In [1]:
!pip install pygame



In [2]:
from google.colab import drive
import sys

# google colab은 화면이 없으므로 가상으로 하나 만든다.
import os
os.environ['SDL_VIDEODRIVER']='dummy'
import pygame
pygame.display.set_mode((640,480))

# Q_table을 불러오기 위한 묘듈
import pickle

drive.mount('/content/gdrive')

pygame 1.9.6
Hello from the pygame community. https://www.pygame.org/contribute.html
Drive already mounted at /content/gdrive; to attempt to forcibly remount, call drive.mount("/content/gdrive", force_remount=True).


In [0]:
# 진행 상황 로그를 주기적으로 지워주기 위해
from IPython.display import clear_output

In [4]:
!ls gdrive/My\ Drive/Colab\ Notebooks/py

sys.path.insert(0, '/content/gdrive/My Drive/Colab Notebooks/py/')

dot_Q.py  __pycache__


In [0]:
# 필요한 모듈 불러오기
import sys
import numpy as np
import random

#import pygame
import matplotlib.pyplot as plt
import datetime
import time

# 게임 불러오기
#import pong
import dot_Q as game

In [6]:
# 클래스 만들기
class Q_Learning:
    def __init__(self):
        # 게임 정보
        self.algorithm = 'Q_Learning'
        self.game_name = game.ReturnName()

        # 파라미터를 가져온다
        self.progress = ''
        self.num_action = game.Return_Num_Action()

        # 초기 파라미터
        self.num_training = 100000  # 트레이닝 step의 수 (Epsilon Greedy)
        self.num_testing = 1000  # 테스팅 step 수 (Epsilon = 0)

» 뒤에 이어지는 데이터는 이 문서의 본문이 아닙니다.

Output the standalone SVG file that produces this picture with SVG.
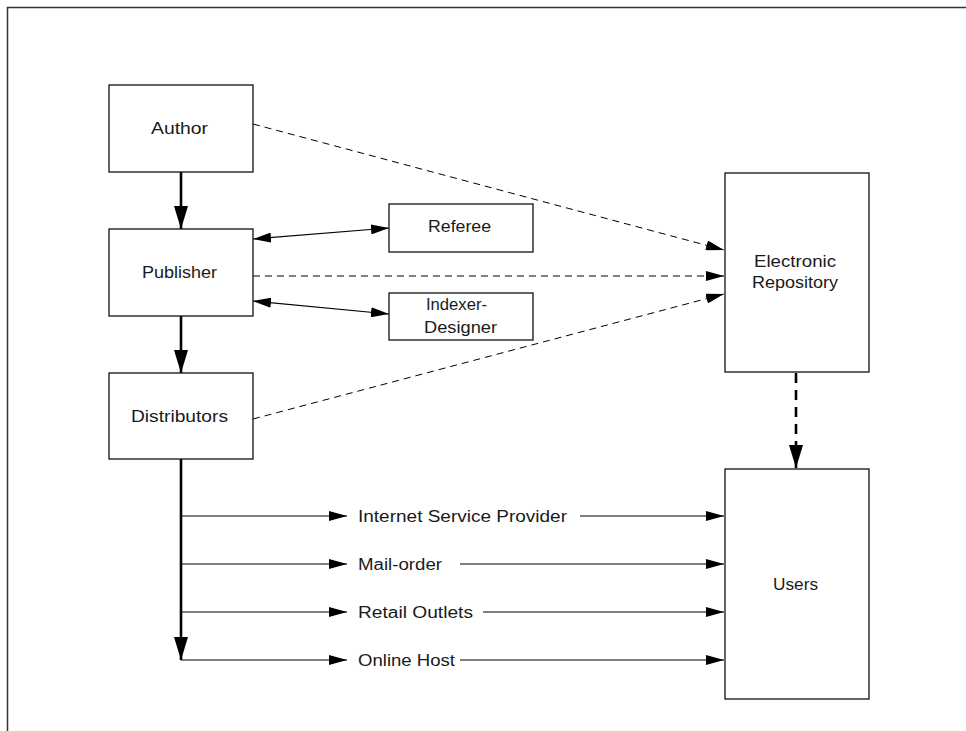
<svg xmlns="http://www.w3.org/2000/svg" width="966" height="731" viewBox="0 0 966 731">
<defs>
<style>
.box{fill:#fff;stroke:#111;stroke-width:1.3}
.lbl{font-family:"Liberation Sans",Arial,Helvetica,sans-serif;font-size:16px;fill:#1a1a1a}
.thin{fill:none;stroke:#000;stroke-width:1.2}
.dash{fill:none;stroke:#000;stroke-width:1;stroke-dasharray:7,5}
.thick{fill:none;stroke:#000;stroke-width:2.6}
.thickdash{fill:none;stroke:#000;stroke-width:2.6;stroke-dasharray:10,7}
.frame{fill:none;stroke:#333;stroke-width:1.5}
</style>
<marker id="ah" viewBox="0 0 18 10" refX="18" refY="5" markerWidth="18" markerHeight="10" markerUnits="userSpaceOnUse" orient="auto-start-reverse">
<path d="M0,0 L18,5 L0,10 z" fill="#000"/>
</marker>
<marker id="ahb" viewBox="0 0 23 14" refX="23" refY="7" markerWidth="23" markerHeight="14" markerUnits="userSpaceOnUse" orient="auto">
<path d="M0,0 L23,7 L0,14 z" fill="#000"/>
</marker>
</defs>
<rect width="966" height="731" fill="#fff"/>
<path class="frame" d="M7.5,731 L7.5,7.5 L966,7.5"/>

<g id="connectors">
<line class="thick" x1="181" y1="172" x2="181" y2="229" marker-end="url(#ahb)"/>
<line class="thick" x1="181" y1="316" x2="181" y2="373" marker-end="url(#ahb)"/>
<line class="thick" x1="181" y1="459" x2="181" y2="660" marker-end="url(#ahb)"/>
<line class="thin" x1="253" y1="239" x2="389" y2="228" marker-start="url(#ah)" marker-end="url(#ah)"/>
<line class="thin" x1="253" y1="301" x2="389" y2="314" marker-start="url(#ah)" marker-end="url(#ah)"/>
<line class="dash" x1="253" y1="124" x2="724" y2="250" marker-end="url(#ah)"/>
<line class="dash" x1="253" y1="276" x2="724" y2="276" marker-end="url(#ah)"/>
<line class="dash" x1="253" y1="419" x2="724" y2="294" marker-end="url(#ah)"/>
<line class="thickdash" x1="796" y1="373" x2="796" y2="468" marker-end="url(#ahb)"/>
<line class="thin" x1="181" y1="516" x2="347" y2="516" marker-end="url(#ah)"/>
<line class="thin" x1="181" y1="564" x2="347" y2="564" marker-end="url(#ah)"/>
<line class="thin" x1="181" y1="612" x2="347" y2="612" marker-end="url(#ah)"/>
<line class="thin" x1="181" y1="660" x2="347" y2="660" marker-end="url(#ah)"/>
<line class="thin" x1="580" y1="516" x2="724" y2="516" marker-end="url(#ah)"/>
<line class="thin" x1="460" y1="564" x2="724" y2="564" marker-end="url(#ah)"/>
<line class="thin" x1="483" y1="612" x2="724" y2="612" marker-end="url(#ah)"/>
<line class="thin" x1="460" y1="660" x2="724" y2="660" marker-end="url(#ah)"/>
<text class="lbl" x="358" y="522" textLength="209" lengthAdjust="spacingAndGlyphs">Internet Service Provider</text>
<text class="lbl" x="358" y="570" textLength="84" lengthAdjust="spacingAndGlyphs">Mail-order</text>
<text class="lbl" x="358" y="618" textLength="115" lengthAdjust="spacingAndGlyphs">Retail Outlets</text>
<text class="lbl" x="358" y="666" textLength="97" lengthAdjust="spacingAndGlyphs">Online Host</text>
</g>

<g id="author">
<rect class="box" x="109" y="85" width="144" height="87"/>
<text class="lbl" x="151" y="134" textLength="57" lengthAdjust="spacingAndGlyphs">Author</text>
</g>
<g id="publisher">
<rect class="box" x="109" y="229" width="144" height="87"/>
<text class="lbl" x="142" y="278" textLength="75" lengthAdjust="spacingAndGlyphs">Publisher</text>
</g>
<g id="distributors">
<rect class="box" x="109" y="373" width="144" height="86"/>
<text class="lbl" x="131" y="422" textLength="97" lengthAdjust="spacingAndGlyphs">Distributors</text>
</g>
<g id="referee">
<rect class="box" x="389" y="204" width="144" height="48"/>
<text class="lbl" x="428" y="232" textLength="63" lengthAdjust="spacingAndGlyphs">Referee</text>
</g>
<g id="indexer-designer">
<rect class="box" x="389" y="293" width="144" height="47"/>
<text class="lbl" x="426" y="310" textLength="61" lengthAdjust="spacingAndGlyphs">Indexer-</text>
<text class="lbl" x="424" y="333" textLength="73" lengthAdjust="spacingAndGlyphs">Designer</text>
</g>
<g id="electronic-repository">
<rect class="box" x="725" y="173" width="144" height="199"/>
<text class="lbl" x="754" y="267" textLength="82" lengthAdjust="spacingAndGlyphs">Electronic</text>
<text class="lbl" x="752" y="288" textLength="86" lengthAdjust="spacingAndGlyphs">Repository</text>
</g>
<g id="users">
<rect class="box" x="725" y="469" width="144" height="230"/>
<text class="lbl" x="773" y="590" textLength="45" lengthAdjust="spacingAndGlyphs">Users</text>
</g>
</svg>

        self.learning_rate = 0.01  # 학습률
        self.gamma = 0.3  # Discount Factor 미래의 보상을 얼마나 고려할 것인지?

        self.first_epsilon = 0.1  # 처음의 epsilon의 값 // Q_table을 불러오므로 필요 없음
        self.final_epsilon = 0.1  # 마지막 epsilon의 값

        self.epsilon = self.first_epsilon

        # 200 판마다 평균 점수를 plotting 할 지 결정
        self.num_plot_episode = 200

        self.step = 1  # 1번 action을 선택하고 행동
        self.score = 0  # 게임의 점수 (한 에피소드 안에서의 보상의 총 합)
        self.episode = 1  # 게임을 몇 판을 진행했는지 나타내는 수

        # plotting을 위한 데이터 저장
        self.plot_x = []
        self.plot_y = []

        self.date_time = str(datetime.date.today()) + '-' + str(datetime.datetime.now().hour) + '-' + str(
            datetime.datetime.now().minute)

        # Q-table 초기화
        self.Q_table = {} # Dictionary key: state, value: Q-value

        # 필요한 함수 정의

    def get_progress(self):
        progress = ''

        if self.step <= self.num_testing:
            progress = 'Testing'
        else:
            progress = "Finished"

        return progress

    def select_action(self, state):
        action = np.zeros([self.num_action])
        action_index = 0

        # 액션 선택
        # greedy 액션 취함
        action_index = np.argmax(self.Q_table[state])
        action[action_index] = 1

        # 탐색 종료
        self.epsilon = 0

        return action

    def train(self, state, action, reward, next_state, terminal):

        # state나 next_state가 Q_table에 없는 경우
        # 해당 state나 next state에 각각 action 에 대한 Q_value 추가
        # (0으로 초기화)

        if state not in self.Q_table.keys():
            self.Q_table[state] = []
            for i in range(self.num_action):
                self.Q_table[state].append(0)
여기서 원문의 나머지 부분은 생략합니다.